The 2008 crisis highlighted shortcomings of the Basel 1 and 2 market risk capital frameworks. In response a revision of Basel 2 in the form of Basel 2.5 took effect in December 2011. Basel 2.5 took a broader view of capital risk with new elements in the framework designed to improve banking regulations. For example, in their trading operations, banks were mandated to include stressed period VaR in the capital calculations, incremental risk charge (including default and migration risk) and others.
At the same time, taking on board the hard lesson of the 2008 crisis, the Basel Committee for Banking Supervision (BCBS) started developing the third instalment of the Basel Accords -Basel 3. Intending to strengthen bank capital requirements, BCBS publicly released the final version of FRTB on 14 January 2016.
While the basic goals and ideas of FRTB are simple, it differs materially from the existing Market Risk regulations. It is therefore likely that the new rules will substantially change both the operating and business models of a large number of industry players.

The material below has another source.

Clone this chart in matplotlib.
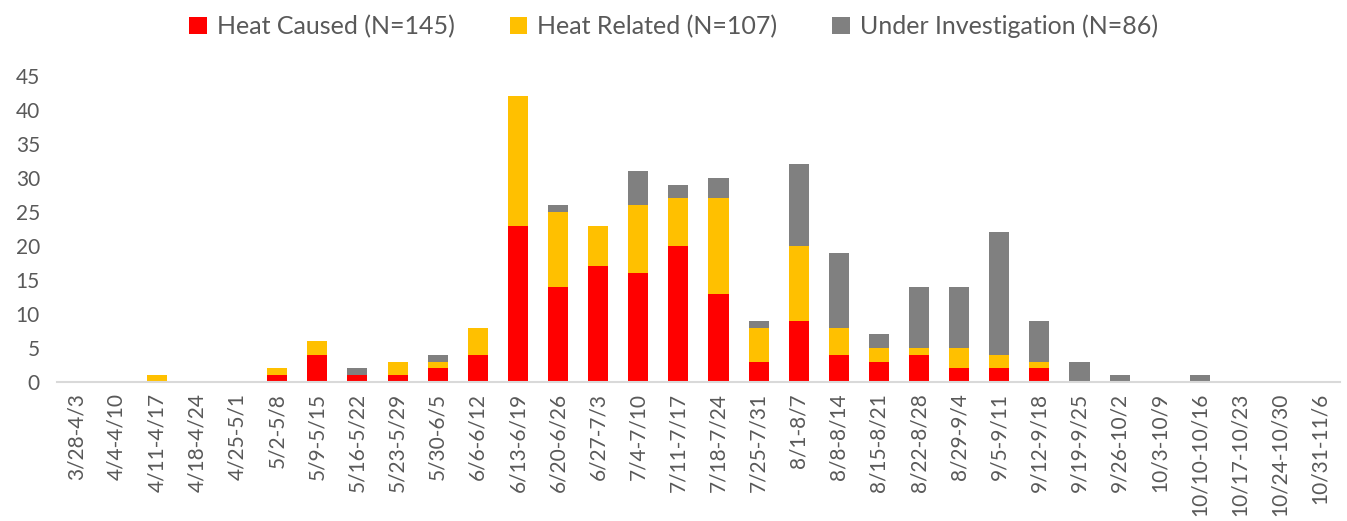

The final release of FRTB introduces various changes to Basel 2.5 Market Risk capital rules, both qualitative and quantitative. For example, the definition of banking and trading books are more prescriptive, with tighter restrictions on trading/banking book reclassifications designed to reduce regulatory arbitrage . The rules governing the separation of trading and banking books are now more robust. It is far more difficult, although not impossible, to move trades and positions between trading and banking books – and it is impossible for firms to gain any capital relief from doing so. Any gains are considered a capital surcharge, therefore leaving the capital position unchanged.
Internal risk transfers are also restricted as internal trades are only recognised if they are hedged with an external party (with the exception of interest rates risk). FRTB also includes more stringent and granular trading desk level Internal Model Approach (IMA) approvals. Under current regulation (Basel 2.5), IMA approval was valid for all desks trading the approved products. With FRTB, individual desks can achieve or lose IMA accreditation, as outlined in later sections. Trading books shifting to and from IMA accreditation leads to more dynamic capital situations as the IMA and Standardised Approach capital requirements are substantially different.